Sebelumnya, di kepala saya, buku-buku motivasi semacam
ini merupakan jenis buku yang sangat membosankan. Kaku, datar, dan mudah
ditebak. Beruntung hal-hal seperti itu tidak saya temukan pada Genduk. Alurnya
yang sudah menarik sejak awal, ditambah dengan penuturan yang apik dan manis membuat
saya sangat menikmati dan melahap lembar demi lembar halamannya. Termasuk pula
dengan puisi-puisi yang kian menambah keindahan dari sastra ini.
Aku Kembang Lonte Sore
Aku kembang lonte sore
Aku bukanlah seroja yang acap dipuja
Pun bukan mawar yang mekar di bawah denyar
Aku hanyalah kembang lonte sore
Yang terserak di bawah pohon pare
Aku berkarib dengan rumput teki
Dialah tempat curahan gulana hati
Bersamanya kami melewati hari
Tetap tersenyum meski hidup tak seindah mimpi
Aku mekar di antara belukar
Menawarkan harum yang samar
Sudikah engkau datang
Sekadar menyapa tentu bukan pantang
- Hal. 85
Hal lain yang membuat saya semakin kagum terhadap buku
ini adalah, ternyata Genduk ditulis selama kurang lebih empat tahun. Bayangkan!
Empat tahun. Setelah melalui riset yang panjang dan tentunya, inspirasi dari
beberapa orang di sekitar penulis. Genduk juga memberikan kepada kita, gambaran
yang amat jelas mengenai kehidupan seorang petani tembakau. Apa yang mereka
lakukan, kendala yang mereka hadapi, kesederhanaan, dan kegundahan yang merayap
di hati mereka. Contoh nyata dari ketergantungan petani terhadap apa yang
mereka tanam. Dan bagaimana benih-benih muda yang tumbuh turut menumbuhkan
harapan hidup mereka.
Sekali lagi, Genduk adalah sastra yang sederhana namun
sarat makna. Kita akan dibuat sendu dengan Genduk yang begitu menyedihkan. Sekaligus
pula, larut dalam pengutaraan bahasa yang mengagumkan.

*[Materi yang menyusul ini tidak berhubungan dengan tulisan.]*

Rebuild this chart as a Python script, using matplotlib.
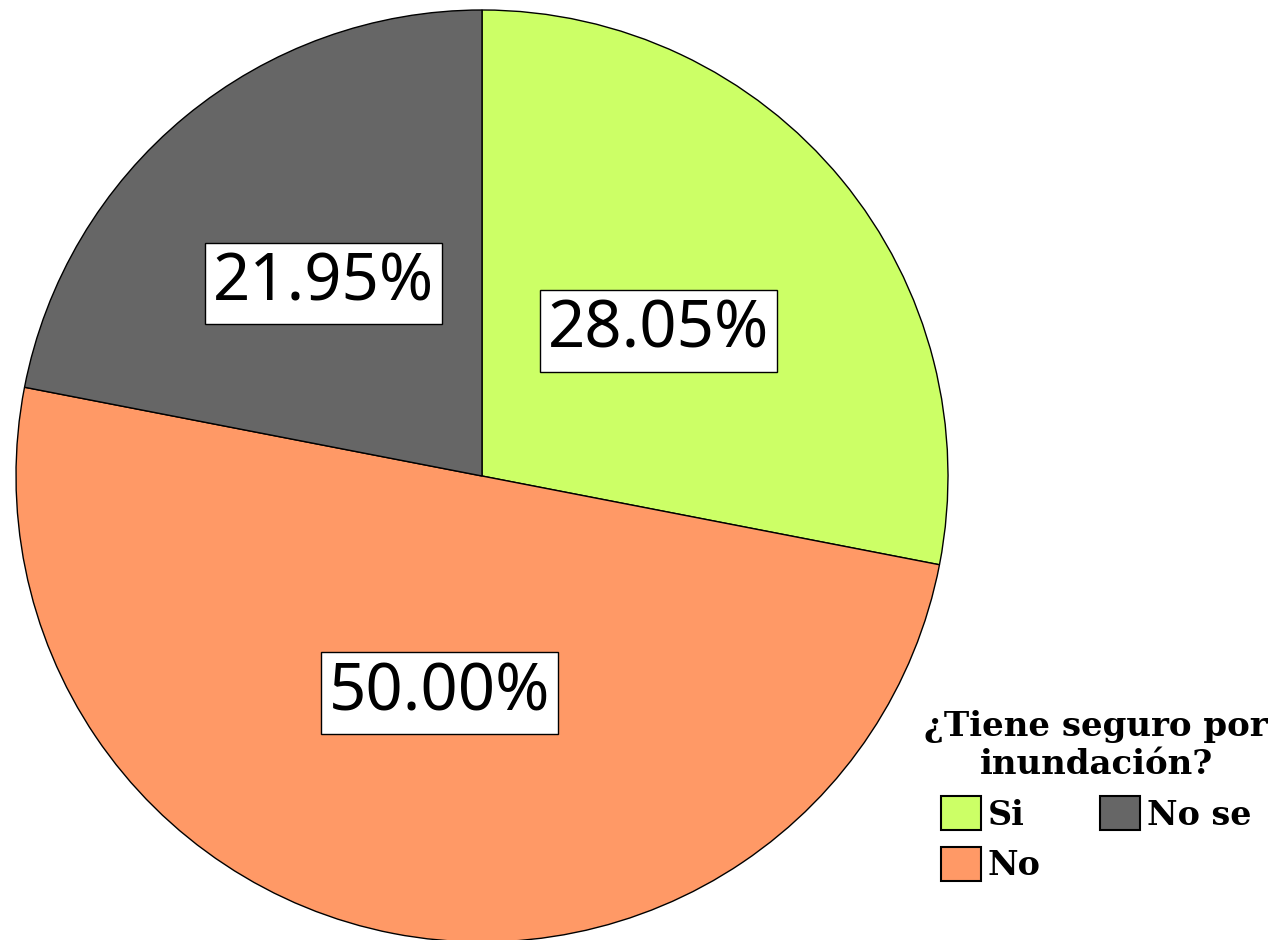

Genduk, adalah seorang anak perempuan yang tinggal di
Desa Ringinsari, lereng Gunung Sindoro. Bocah perempuan sederhana namun penuh
kekayaan hati.
“Sungguh manusia itu seperti debu tegalan, yang mudah diterbangkan oleh tiupan angin musim kemarau. Mudah diombang-ambingkan oleh lembaran duit, kilaunya emas perhiasan, juga hektaran tanah. Begitu semua hilang dari genggaman, hidup seperti tidak ada gunanya. Susahnya hidup di dunia ini cuma sementara, jangan sampai membuat putus asa.
Kalau tidak ingat dan pegangan kuat sama tali Gusti Allah, manusia benar-benar seperti debu.”